Asian markets took a deep dive into the negative territory following another disappointing China Caixin Manufacturing PMI reading.
The reading of 49.7 is below consensus forecast of 50.1 and falls into contraction territory for the first time since June 2017. Hang Seng Index tumbled nearly 3 percent in the morning trading hours. Resurging in haven flows fuelled the rally in gold and Japanese Yen, both of which reached their highest level in over six months.
China manufacturing PMIs is falling at a pace faster than economists’ forecast, suggesting global economic slowdown and trade war is hurting the country’s manufacturing activities.
Confidence is hurt before material impact kicks in, as companies and businesses are holding back capex spending and recruitment, or considering shifting their factories out of China to South East Asia to mitigate trade uncertainties.
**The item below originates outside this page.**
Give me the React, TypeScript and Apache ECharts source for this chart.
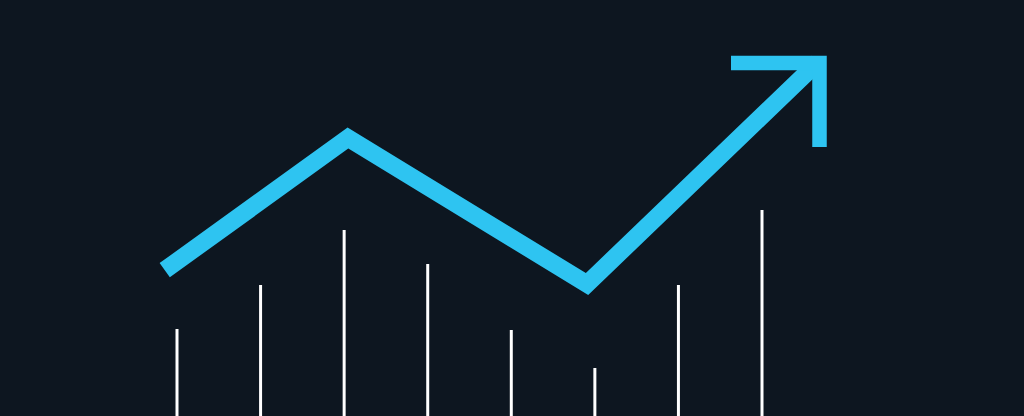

This brought negative impact on the broader business sentiments and further dampened investment activities.
Market outlook for 2019 is challenging as the Chinese economy is facing domestic and external headwinds amidst slower pace of global growth. China economy is probably going to seek stability after two-year of deleveraging campaign, which hurt many companies and the financial market as loan growths slow down.
Lower pace of GDP growth, M2 and loan growth is going to be the ‘new norm’, while the economy becomes less investment and debt-driven, more reliant on consumption and high-end manufacturing and technology development. Downside is cushioned by relative low valuation, which has already come to four-year low. The upside is determined by policy shifts (tax cut, monetary & fiscal stimulus) as the government debt level allows room for more constructive fiscal policies.
Monetary policy is likely to remain prudent and accommodative, with small-scale monetary easing to support targeted SMEs. There is also room for further cuts in banks’ Reserve Requirement Ratio to free up liquidity. Massive monetary stimulus such as broad-based interest rate cut is unlikely because that would signal a reverse of the deleveraging efforts over the past two years
The policy maker needs to balance the trade-off between monetary stimulus and yuan depreciation, without leading to a surge in non-performing loans.